Georgia’s unemployment rate was 2.8 percent for the second consecutive month in Augusta while job numbers reached another all-time high, increasing almost 16,000 from July, officials said Thursday.

Georgia’s unemployment rate was nine-tenths of a percent lower than the national August 2022 unemployment rate of 3.7 percent.

Job numbers increased 15,800 from July to August to an all-time high of 4.82 million. Job gains included opportunities in these sectors: educational services, 3,200; professional, scientific and technical services, 3,000; specialty trade contractors, 2,200; local government, 1,700; durable goods manufacturing, 1,200; transportation and warehousing, 1,000; and health care, 1,000.

Job numbers were at an all-time high in trade and transportation, 1.02 million, including the retail trade, wholesale trade and transportation and warehousing sectors; in professional and business services, 790,700, including the professional, scientific and technical services sectors; and in education and health services, 634,300, including the health care and social assistance sectors.

The sectors with the most over-the-year job gains included accommodation and food services, 32,700; professional, scientific and technical services, 23,400; administrative and support services, 23,000; transportation and warehousing, 20,200; retail trade, 19,800; health care and social assistance, 19,400; and wholesale trade, 15,400.

For the first time this year, Georgia saw a drop in the number of employed residents of 6,256 to 5.13 million in August. The labor force was down 6,784 for the second consecutive month to 5,278,905. The number of unemployed was down 528 to 149,650, the lowest figure since January 2001′s number of 147,077.

Employers with over 1,000 job postings included Amazon, 2,000, Emory Healthcare, 1,400, Walmart, 1,200, Elevance Health, 1,200, Emory University, 1,000, and Home Depot, 1,000. 

In South Carolina

The South Carolina Department of Employment and Workforce says small businesses are leading the economic recovery from COVID-19 in the state.

The agency says jobs statewide were up in the first quarter, rising to 2.13 million compared to the pre-pandemic 2.11 million of 2020. This information does not include self-employed contract workers, federal employees, or people in exempt industries that do not pay unemployment taxes to the state.

Average weekly wages for workers increased by 13% from $921 to $1,042. the agency said.

Recovery was propelled in large measure by small businesses, the agency said; the number of establishments statewide shot up 15 percent over two years, from 142,721 to 164,390.

Across the state’s 46 counties, 17 have more workers than 2020, and 29 have fewer. The largest increases were in Greenville, 4,886, and Lexington with 3,914. Richland County saw the largest decline in workers, losing 3,487.

“These new figures confirm that the economic recovery from the COVID-19 pandemic has been uneven but robust,” said Dr. Bryan Grady, labor market information director at the agency.

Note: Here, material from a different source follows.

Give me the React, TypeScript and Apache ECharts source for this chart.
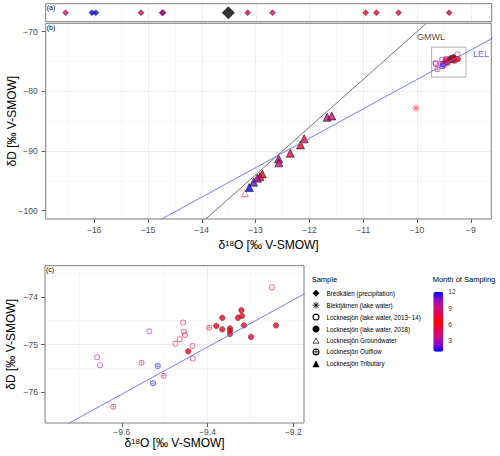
import React, { useEffect, useRef } from "react";
import * as echarts from "echarts";

// ---------- data ----------
// (a) Bredkälen precipitation, δ18O only
const precipO = [-16.53, -16.04, -15.97, -15.13, -14.74, -14.72, -13.15, -12.69, -10.96, -10.76, -10.35, -9.41];
const precipMonth = [4, 1, 12, 5, 4, 3, 8, 9, 7, 6, 6, 8];
const precipMeanO = [-13.51];

// Locknesjön tributary
const tribO = [-11.67, -11.585, -12.097, -12.165, -12.356, -12.573, -12.568, -12.876, -12.92, -12.968, -13.037, -13.117];
const tribD = [-84.34, -84.12, -87.97, -88.98, -90.37, -91.32, -91.99, -93.84, -94.29, -94.56, -95.23, -96.13];
const tribMonth = [9, 9, 7, 6, 8, 9, 9, 7, 8, 10, 11, 12];

// Locknesjön groundwater
const gwO = [-13.198];
const gwD = [-97.07];
const gwMonth = [7];

// Blektjärnen lake water
const blO = [-10.02];
const blD = [-82.83];
const blMonth = [7];

// Locknesjön lake water 2013-14
const lakeOldO = [-9.2497, -9.457, -9.455, -9.4525, -9.465, -9.475, -9.435, -9.4345, -9.5357, -9.6576, -9.6506];
const lakeOldD = [-73.8, -74.54, -74.73, -74.8, -74.89, -74.985, -75.03, -75.29, -74.72, -75.264, -75.43];
const lakeOldMonth = [8, 8, 8, 5, 5, 5, 8, 8, 10, 10, 3];

// Locknesjön outflow
const outO = [-9.554, -9.516, -9.527, -9.502, -9.62, -9.396];
const outD = [-75.38, -75.45, -75.81, -75.65, -76.3, -74.65];
const outMonth = [8, 12, 1, 4, 5, 6];

// Locknesjön lake water 2018
const lakeNewO = [-9.445, -9.3795, -9.3655, -9.3655, -9.3475, -9.3475, -9.3475, -9.329, -9.321, -9.3196, -9.315, -9.2986, -9.2403];
const lakeNewD = [-75.14, -74.61, -74.44, -74.68, -74.66, -74.71, -74.78, -74.44, -74.28, -74.4, -74.6, -74.84, -74.6];
const lakeNewMonth = [6, 7, 6, 7, 6, 7, 6, 7, 6, 7, 6, 7, 6];

// reference lines (end points)
const gmwlO = [-14.5, -9.5];
const gmwlD = [-106, -66];
const lelO = [-17, -8];
const lelD = [-112.52, -68.15];
const gmwlLabel = [-9.74, -70.84];
const lelLabel = [-8.81, -73.8];
const zoomBox = [-9.73, -77.6, -9.09, -72.6];

// axes
const bX = [-16.9, -8.62];
const bY = [-101.4, -68.6];
const cX = [-9.779, -9.175];
const cY = [-76.64, -73.35];
const bXTicks = [-16, -15, -14, -13, -12, -11, -10, -9];
const bYTicks = [-100, -90, -80, -70];
const cXTicks = [-9.6, -9.4, -9.2];
const cYTicks = [-76, -75, -74];
const monthTicks = [3, 6, 9, 12];
const monthRange = [1, 12];
const monthPalette = ["#0000FF", "#9008C8", "#C81084", "#E8004A", "#FF0000", "#E8004A", "#C81084", "#9008C8", "#0000FF"];

const names = {
  precip: "Bredkälen (precipitation)",
  bl: "Blektjärnen (lake water)",
  lakeOld: "Locknesjön (lake water, 2013−14)",
  lakeNew: "Locknesjön (lake water, 2018)",
  gw: "Locknesjön Groundwater",
  out: "Locknesjön Outflow",
  trib: "Locknesjön Tributary",
};

// ---------- styles ----------
const FONT = "Liberation Sans, Arial, Helvetica, sans-serif";
const A = { left: 45.7, top: 3.7, width: 446, height: 18 };
const B = { left: 45.7, top: 23.3, width: 445.6, height: 195.7 };
const C = { left: 45, top: 265.7, width: 259, height: 157.3 };
const CB = { left: 433.3, top: 291.7, width: 10, height: 60 };

const RING = "path://M0,50A50,50,0,1,1,100,50A50,50,0,1,1,0,50ZM16,50A34,34,0,1,0,84,50A34,34,0,1,0,16,50Z";
const CPLUS =
  "path://M0,50A50,50,0,1,1,100,50A50,50,0,1,1,0,50ZM16,50A34,34,0,1,0,84,50A34,34,0,1,0,16,50ZM45,5L55,5L55,95L45,95ZM5,45L95,45L95,55L5,55Z";
const TRI_OPEN = "path://M50,0L100,87L0,87ZM50,18.5L15.5,78L84.5,78Z";
const ASTER =
  "path://M45,0L55,0L55,100L45,100ZM0,45L100,45L100,55L0,55ZM18.5,11.5L88.5,81.5L81.5,88.5L11.5,18.5ZM81.5,11.5L88.5,18.5L18.5,88.5L11.5,81.5Z";

const minusFmt = (v: number) => (v < 0 ? "\u2212" + String(Math.abs(v)) : String(v));
const major = { color: "#EBEBEB", width: 0.9 };
const minor = { color: "#F4F4F4", width: 0.6 };
const TICK_FONT = 8.5;

const xName = "{n|δ}{s|18}{n|O [‰ V-SMOW]}";
const nameStyle = {
  fontSize: 12,
  color: "#000",
  fontFamily: FONT,
  rich: {
    n: { fontSize: 12, color: "#000", fontFamily: FONT, verticalAlign: "bottom" },
    s: { fontSize: 8, color: "#000", fontFamily: FONT, verticalAlign: "top" },
  },
};

function valAxis(gridIndex: number, range: number[], ticks: number[], splitNumber: number, margin: number, extra: any) {
  return {
    gridIndex,
    type: "value",
    min: range[0],
    max: range[1],
    splitNumber,
    axisLine: { show: false },
    axisTick: { show: true, length: 4, customValues: ticks, lineStyle: { color: "#333", width: 0.8 } },
    axisLabel: { show: true, customValues: ticks, fontSize: TICK_FONT, color: "#4D4D4D", fontFamily: FONT, formatter: minusFmt, margin },
    splitLine: { show: true, lineStyle: major, showMinLine: false, showMaxLine: false },
    minorTick: { show: false, splitNumber: 2 },
    minorSplitLine: { show: true, lineStyle: minor },
    nameMoveOverlap: false,
    ...extra,
  };
}

function pts(o: number[], d: number[], m: number[]) {
  return o.map((v, i) => [v, d[i], m[i]]);
}

function buildOption() {
  const series: any[] = [];
  const mapped: number[] = [];
  const add = (s: any, map: boolean) => {
    if (map) mapped.push(series.length);
    series.push(s);
  };

  // panel (a)
  add(
    {
      type: "scatter",
      name: names.precip,
      xAxisIndex: 0,
      yAxisIndex: 0,
      symbol: "diamond",
      symbolSize: 6,
      itemStyle: { borderColor: "#222", borderWidth: 0.6 },
      data: precipO.map((v, i) => [v, 0, precipMonth[i]]),
    },
    true
  );
  add(
    {
      type: "scatter",
      name: "Bredkälen mean",
      xAxisIndex: 0,
      yAxisIndex: 0,
      symbol: "diamond",
      symbolSize: 13,
      itemStyle: { color: "#000" },
      data: precipMeanO.map((v) => [v, 0]),
    },
    false
  );

  for (const p of [1, 2]) {
    if (p === 1) {
      add(
        {
          type: "line",
          name: "GMWL",
          xAxisIndex: 1,
          yAxisIndex: 1,
          symbol: "none",
          silent: true,
          lineStyle: { color: "#1a1a1a", width: 0.6 },
          data: gmwlO.map((v, i) => [v, gmwlD[i]]),
          markArea: {
            silent: true,
            itemStyle: { color: "rgba(0,0,0,0)", borderColor: "#A8A8A8", borderWidth: 0.9 },
            data: [[{ coord: [zoomBox[0], zoomBox[1]] }, { coord: [zoomBox[2], zoomBox[3]] }]],
          },
        },
        false
      );
    }
    add(
      {
        type: "line",
        name: "LEL",
        xAxisIndex: p,
        yAxisIndex: p,
        symbol: "none",
        silent: true,
        lineStyle: { color: "#6B6BFF", width: 0.9 },
        data: lelO.map((v, i) => [v, lelD[i]]),
      },
      false
    );
    const common = { xAxisIndex: p, yAxisIndex: p, type: "scatter", clip: true };
    add(
      {
        ...common,
        name: names.trib,
        symbol: "triangle",
        symbolSize: 8,
        itemStyle: { borderColor: "#1a1a1a", borderWidth: 0.8 },
        data: pts(tribO, tribD, tribMonth),
      },
      true
    );
    add(
      { ...common, name: names.gw, symbol: TRI_OPEN, symbolSize: 8, itemStyle: { opacity: 0.6, borderWidth: 0 }, data: pts(gwO, gwD, gwMonth) },
      true
    );
    add(
      { ...common, name: names.bl, symbol: ASTER, symbolSize: 8, itemStyle: { opacity: 0.55, borderWidth: 0 }, data: pts(blO, blD, blMonth) },
      true
    );
    add(
      {
        ...common,
        name: names.lakeOld,
        symbol: RING,
        symbolSize: 6,
        itemStyle: { opacity: 0.55, borderWidth: 0 },
        data: pts(lakeOldO, lakeOldD, lakeOldMonth),
      },
      true
    );
    add(
      { ...common, name: names.out, symbol: CPLUS, symbolSize: 6, itemStyle: { opacity: 0.55, borderWidth: 0 }, data: pts(outO, outD, outMonth) },
      true
    );
    add(
      {
        ...common,
        name: names.lakeNew,
        symbol: "circle",
        symbolSize: 5.5,
        itemStyle: { borderColor: "#333", borderWidth: 0.6 },
        data: pts(lakeNewO, lakeNewD, lakeNewMonth),
      },
      true
    );
  }

  // line labels
  add(
    {
      type: "scatter",
      name: "GMWL label",
      xAxisIndex: 1,
      yAxisIndex: 1,
      symbolSize: 1,
      silent: true,
      itemStyle: { color: "rgba(0,0,0,0)" },
      label: { show: true, position: "inside", formatter: "GMWL", fontSize: 9, color: "#1a1a1a", fontFamily: FONT },
      data: [gmwlLabel],
    },
    false
  );
  add(
    {
      type: "scatter",
      name: "LEL label",
      xAxisIndex: 1,
      yAxisIndex: 1,
      symbolSize: 1,
      silent: true,
      itemStyle: { color: "rgba(0,0,0,0)" },
      label: { show: true, position: "inside", formatter: "LEL", fontSize: 9, color: "#3A3AF2", fontFamily: FONT },
      data: [lelLabel],
    },
    false
  );

  const black = { color: "#000", borderWidth: 0, opacity: 1 };
  const legendData = [
    { name: names.precip, icon: "diamond", itemStyle: black },
    { name: names.bl, icon: ASTER, itemStyle: black },
    { name: names.lakeOld, icon: RING, itemStyle: black },
    { name: names.lakeNew, icon: "circle", itemStyle: black },
    { name: names.gw, icon: TRI_OPEN, itemStyle: black },
    { name: names.out, icon: CPLUS, itemStyle: black },
    { name: names.trib, icon: "triangle", itemStyle: black },
  ];

  const border = (g: any) => ({
    type: "rect",
    z: 100,
    silent: true,
    shape: { x: g.left, y: g.top, width: g.width, height: g.height },
    style: { fill: "none", stroke: "#7F7F7F", lineWidth: 1 },
  });
  const txt = (x: number, y: number, text: string, size: number) => ({
    type: "text",
    z: 101,
    silent: true,
    x,
    y,
    style: { text, fontSize: size, fontFamily: FONT, fill: "#000", align: "left", verticalAlign: "top" },
  });

  return {
    animation: false,
    backgroundColor: "#fff",
    textStyle: { fontFamily: FONT },
    grid: [
      { ...A, outerBoundsMode: "none" },
      { ...B, outerBoundsMode: "none" },
      { ...C, outerBoundsMode: "none" },
      { ...CB, outerBoundsMode: "none" },
    ],
    xAxis: [
      {
        gridIndex: 0,
        type: "value",
        min: bX[0],
        max: bX[1],
        splitNumber: 8,
        axisLine: { show: false },
        axisTick: { show: false },
        axisLabel: { show: false },
        splitLine: { show: true, lineStyle: major, showMinLine: false, showMaxLine: false },
        minorTick: { show: false, splitNumber: 2 },
        minorSplitLine: { show: true, lineStyle: minor },
      },
      valAxis(1, bX, bXTicks, 8, 6, {
        name: xName,
        nameLocation: "middle",
        nameGap: 20,
        nameTextStyle: nameStyle,
      }),
      valAxis(2, cX, cXTicks, 3, 4, {
        name: xName,
        nameLocation: "middle",
        nameGap: 14,
        nameTextStyle: nameStyle,
      }),
      { gridIndex: 3, type: "value", show: false, min: 0, max: 1 },
    ],
    yAxis: [
      { gridIndex: 0, type: "value", min: -1, max: 1, show: false },
      valAxis(1, bY, bYTicks, 3, 8, {
        name: "δD [‰ V-SMOW]",
        nameLocation: "middle",
        nameRotate: 90,
        nameGap: 28,
        nameTextStyle: { fontSize: 12, color: "#000", fontFamily: FONT },
      }),
      valAxis(2, cY, cYTicks, 3, 7, {
        name: "δD [‰ V-SMOW]",
        nameLocation: "middle",
        nameRotate: 90,
        nameGap: 28,
        nameTextStyle: { fontSize: 12, color: "#000", fontFamily: FONT },
      }),
      {
        gridIndex: 3,
        type: "value",
        min: monthRange[0],
        max: monthRange[1],
        position: "right",
        axisLine: { show: false },
        axisTick: { show: false },
        splitLine: { show: false },
        axisLabel: { show: true, customValues: monthTicks, fontSize: 6.5, color: "#333", fontFamily: FONT, margin: 5 },
      },
    ],
    visualMap: {
      type: "continuous",
      min: monthRange[0],
      max: monthRange[1],
      dimension: 2,
      seriesIndex: mapped,
      calculable: false,
      orient: "vertical",
      itemWidth: CB.width,
      itemHeight: CB.height,
      left: CB.left,
      top: CB.top,
      padding: 0,
      inRange: { color: monthPalette },
    },
    legend: {
      orient: "vertical",
      left: 312.5,
      top: 289.8,
      padding: 0,
      itemWidth: 7,
      itemHeight: 7,
      itemGap: 4.9,
      selectedMode: false,
      textStyle: { fontSize: 6.3, color: "#000", fontFamily: FONT, padding: [0, 0, 0, 2] },
      data: legendData,
    },
    graphic: [
      border(A),
      border(B),
      border(C),
      txt(A.left + 1, A.top + 0.3, "(a)", 7),
      txt(B.left + 1, B.top + 0.3, "(b)", 7),
      txt(C.left + 1, C.top + 0.3, "(c)", 7),
      txt(311.7, 275.5, "Sample", 7.5),
      txt(432.7, 275.5, "Month of Sampling", 7.5),
    ],
    series,
  };
}

export default function App() {
  const ref = useRef<HTMLDivElement>(null);
  useEffect(() => {
    document.body.style.margin = "0";
    const chart = echarts.init(ref.current as HTMLDivElement, null, { renderer: "svg" });
    chart.setOption(buildOption() as any);
    return () => chart.dispose();
  }, []);
  return <div ref={ref} style={{ width: 500, height: 456 }} />;
}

“While prior recessions required years of recovery to regain the jobs lost, both in South Carolina and nationally, that has not the case this time,” Grady said.

The data was reported on 20 economic sectors. Half saw an increase in jobs and half saw a decrease compared to 2020. The largest growth sectors were professional, scientific, technical services, transportation and warehousing.

The areas with the most job decreases were the accommodation and food service industries. The agency said this is in part because they’ve struggled to hire the workers needed to return to pre-pandemic numbers. Officials said all job sectors have seen a wage increase compared to 2020.

“Employers are hiring South Carolinians at a rapid pace, but we know that, as a state, we can always do better,” said Dan Ellzey, executive director at the agency.